New Forecast Services

In response to NWS user needs, the NWS has expanded forecast service at Ross Barnett Reservoir and will implement river forecasts on the Pearl River near Lena, MS, and the Escatawpa River near Orange Grove, MS.

On February 8th, 2002, LMRFC and WFO Jackson began issuing a routine 5-day inflow forecast at Ross Barnett Reservoir replacing our old 3-day forecast. This increase in service will assist the Pearl River Valley Water Supply District in operations at Ross Barnett Reservoir by giving more lead time for significant inflows into the reservoir.

On March 19, 2002, LMRFC and WFO New Orleans/Baton Rouge will begin issuing flood only forecasts for the Escatawpa River near Orange Grove, MS (ORAM6) and is located at Interstate 10.

Forecasts will provide residents in the area and downstream to Moss Point, MS, information on river conditions. The flood stage at the I-10 gage is 10.0 feet. Forecast services at this location were requested by local residents after major flooding from Hurricane Georges in September, 1998.

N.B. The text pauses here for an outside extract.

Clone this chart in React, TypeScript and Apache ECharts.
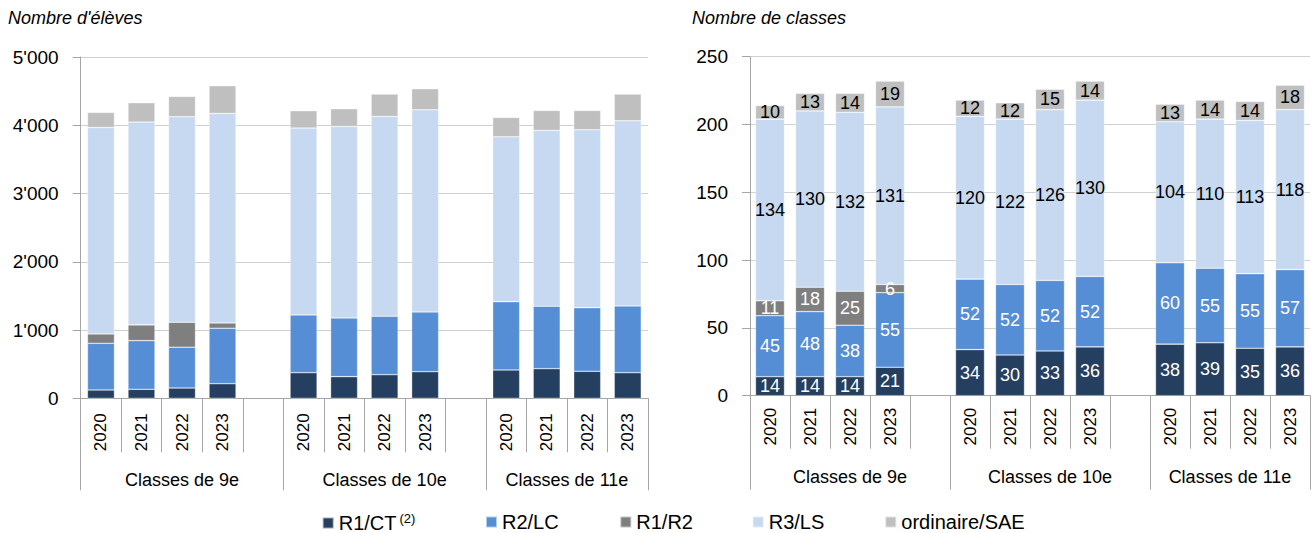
import React, { useEffect, useRef } from "react";
import * as echarts from "echarts";

const years = ["2020", "2021", "2022", "2023"];
const groups = ["Classes de 9e", "Classes de 10e", "Classes de 11e"];
const seriesNames = ["R1/CT", "R2/LC", "R1/R2", "R3/LS", "ordinaire/SAE"];
const seriesColors = ["#253F60", "#558ED5", "#7F7F7F", "#C6D9F1", "#BFBFBF"];
const labelColors = ["#FFFFFF", "#FFFFFF", "#FFFFFF", "#000000", "#000000"];

// Nombre d'élèves (9e 2020..2023, 10e 2020..2023, 11e 2020..2023)
const elevesR1CT = [122, 132, 151, 214, 375, 317, 346, 390, 415, 434, 396, 375];
const elevesR2LC = [684, 713, 597, 812, 846, 860, 856, 875, 1001, 915, 932, 978];
const elevesR1R2 = [137, 230, 366, 78, null, null, null, null, null, null, null, null];
const elevesR3LS = [3025, 2972, 3011, 3069, 2738, 2805, 2927, 2962, 2415, 2575, 2606, 2713];
const elevesOrd = [220, 283, 297, 406, 254, 260, 328, 308, 283, 293, 283, 391];

// Nombre de classes
const classesR1CT = [14, 14, 14, 21, 34, 30, 33, 36, 38, 39, 35, 36];
const classesR2LC = [45, 48, 38, 55, 52, 52, 52, 52, 60, 55, 55, 57];
const classesR1R2 = [11, 18, 25, 6, null, null, null, null, null, null, null, null];
const classesR3LS = [134, 130, 132, 131, 120, 122, 126, 130, 104, 110, 113, 118];
const classesOrd = [10, 13, 14, 19, 12, 12, 15, 14, 13, 14, 14, 18];

const leftTicks = [0, 1000, 2000, 3000, 4000, 5000];
const rightTicks = [0, 50, 100, 150, 200, 250];

const FONT = "'Liberation Sans', Arial, sans-serif";
const AXIS_GREY = "#A6A6A6";
const GRID_GREY = "#D0D0D0";

// 14 slots: 4 years + blank, 4 years + blank, 4 years
const slotKeys: string[] = [];
groups.forEach((g, gi) => {
  years.forEach((y) => slotKeys.push(`${gi}|${y}`));
  if (gi < groups.length - 1) slotKeys.push(`${gi}|gap`);
});
const nSlots = slotKeys.length;

function toSlots(arr: (number | null)[]): (number | null)[] {
  const out: (number | null)[] = new Array(nSlots).fill(null);
  arr.forEach((v, i) => {
    const g = Math.floor(i / years.length);
    const y = i % years.length;
    out[g * (years.length + 1) + y] = v;
  });
  return out;
}

// group boundaries / centers in slot units
const groupBounds = [0, 5, 10, 14];
const groupCenters = [2.5, 7.5, 12];

const fmtThousands = (v: number) => {
  if (v === 0) return "0";
  const k = Math.floor(v / 1000);
  const r = v % 1000;
  return k > 0 ? `${k}'${String(r).padStart(3, "0")}` : String(r);
};

function makeXAxes(gridIndex: number, labelMargin: number, tickLen: number, longLen: number, groupMargin: number) {
  return [
    {
      type: "category",
      gridIndex,
      data: slotKeys,
      position: "bottom",
      axisLine: { show: true, lineStyle: { color: AXIS_GREY, width: 1 } },
      axisTick: { show: true, interval: 0, length: tickLen, lineStyle: { color: AXIS_GREY } },
      axisLabel: {
        interval: 0,
        rotate: 90,
        margin: labelMargin,
        fontSize: 17,
        fontFamily: FONT,
        color: "#000",
        formatter: (v: string) => {
          const p = v.split("|")[1];
          return p === "gap" ? "" : p;
        },
      },
      splitLine: { show: false },
    },
    {
      type: "value",
      gridIndex,
      min: 0,
      max: nSlots,
      position: "bottom",
      axisLine: { show: false },
      splitLine: { show: false },
      axisTick: {
        show: true,
        customValues: groupBounds,
        length: longLen,
        lineStyle: { color: AXIS_GREY },
      },
      axisLabel: {
        show: true,
        customValues: groupCenters,
        margin: groupMargin,
        fontSize: 18,
        fontFamily: FONT,
        color: "#000",
        formatter: (v: number) => {
          const idx = groupCenters.indexOf(v);
          return idx >= 0 ? groups[idx] : "";
        },
      },
    },
  ];
}

function makeYAxis(gridIndex: number, ticks: number[], fmt: (v: number) => string) {
  return {
    type: "value",
    gridIndex,
    min: ticks[0],
    max: ticks[ticks.length - 1],
    interval: ticks[1] - ticks[0],
    axisLine: { show: true, lineStyle: { color: AXIS_GREY } },
    axisTick: { show: true, length: 8, lineStyle: { color: AXIS_GREY } },
    axisLabel: { margin: 22, fontSize: 19, fontFamily: FONT, color: "#000", formatter: fmt },
    splitLine: { show: true, lineStyle: { color: GRID_GREY, width: 1 } },
  };
}

const legendLefts = [321.7, 485, 619.3, 751.7, 884.3];

export default function App() {
  const ref = useRef<HTMLDivElement>(null);

  useEffect(() => {
    if (!ref.current) return;
    const chart = echarts.init(ref.current, null, { renderer: "svg" });

    const leftData = [elevesR1CT, elevesR2LC, elevesR1R2, elevesR3LS, elevesOrd];
    const rightData = [classesR1CT, classesR2LC, classesR1R2, classesR3LS, classesOrd];

    const series: any[] = [];
    seriesNames.forEach((name, i) => {
      series.push({
        name,
        type: "bar",
        stack: "eleves",
        xAxisIndex: 0,
        yAxisIndex: 0,
        barWidth: 27,
        data: toSlots(leftData[i]),
        itemStyle: { color: seriesColors[i], borderColor: "rgba(255,255,255,0.55)", borderWidth: 0.6 },
        label: { show: false },
      });
    });
    seriesNames.forEach((name, i) => {
      series.push({
        name,
        type: "bar",
        stack: "classes",
        xAxisIndex: 2,
        yAxisIndex: 1,
        barWidth: 29,
        data: toSlots(rightData[i]),
        itemStyle: { color: seriesColors[i], borderColor: "rgba(255,255,255,0.55)", borderWidth: 0.6 },
        label: {
          show: true,
          position: "inside",
          color: labelColors[i],
          fontSize: 18,
          fontFamily: FONT,
          formatter: "{c}",
        },
      });
    });

    const legends = seriesNames.map((name, i) => ({
      data: [name],
      left: legendLefts[i],
      top: 512,
      padding: 0,
      icon: "rect",
      itemWidth: 11,
      itemHeight: 11,
      itemGap: 0,
      selectedMode: false,
      textStyle: {
        fontSize: 20,
        fontFamily: FONT,
        color: "#000",
        rich: {
          sup: { fontSize: 13, fontFamily: FONT, color: "#000", padding: [0, 0, 9, 3] },
        },
      },
      formatter: (n: string) => (n === "R1/CT" ? "R1/CT{sup|(2)}" : n),
    }));

    chart.setOption({
      animation: false,
      backgroundColor: "#FFFFFF",
      title: [
        {
          text: "Nombre d'élèves",
          left: 8,
          top: 9,
          padding: 0,
          textStyle: { fontSize: 18, fontStyle: "italic", fontWeight: "normal", fontFamily: FONT, color: "#000" },
        },
        {
          text: "Nombre de classes",
          left: 692,
          top: 9,
          padding: 0,
          textStyle: { fontSize: 18, fontStyle: "italic", fontWeight: "normal", fontFamily: FONT, color: "#000" },
        },
      ],
      legend: legends,
      grid: [
        { left: 80.7, top: 57, width: 567.3, height: 341.3, containLabel: false },
        { left: 750, top: 56.7, width: 560, height: 339, containLabel: false },
      ],
      xAxis: [...makeXAxes(0, 15, 54, 92, 73), ...makeXAxes(1, 12, 53, 94, 72)],
      yAxis: [makeYAxis(0, leftTicks, fmtThousands), makeYAxis(1, rightTicks, (v: number) => String(v))],
      series,
    });

    return () => chart.dispose();
  }, []);

  return (
    <div
      ref={ref}
      style={{ position: "fixed", left: 0, top: 0, width: 1314, height: 533, background: "#fff" }}
    />
  );
}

Again on March 19, 2002, LMRFC and WFO Jackson will begin issuing routine daily 3-day forecasts for the Pearl River near Lena, MS. This location, also referred to as the Pearl River near Good Hope, is upstream of Ross Barnett Reservoir and will provide valuable information on reservoir inflow forecasts. This routine forecast will be beneficial to residents in the area and also provide additional support to the Pearl River Valley Water Supply District in operations of Ross Barnett Reservoir. The flood stage at the Lena gage is 24 feet.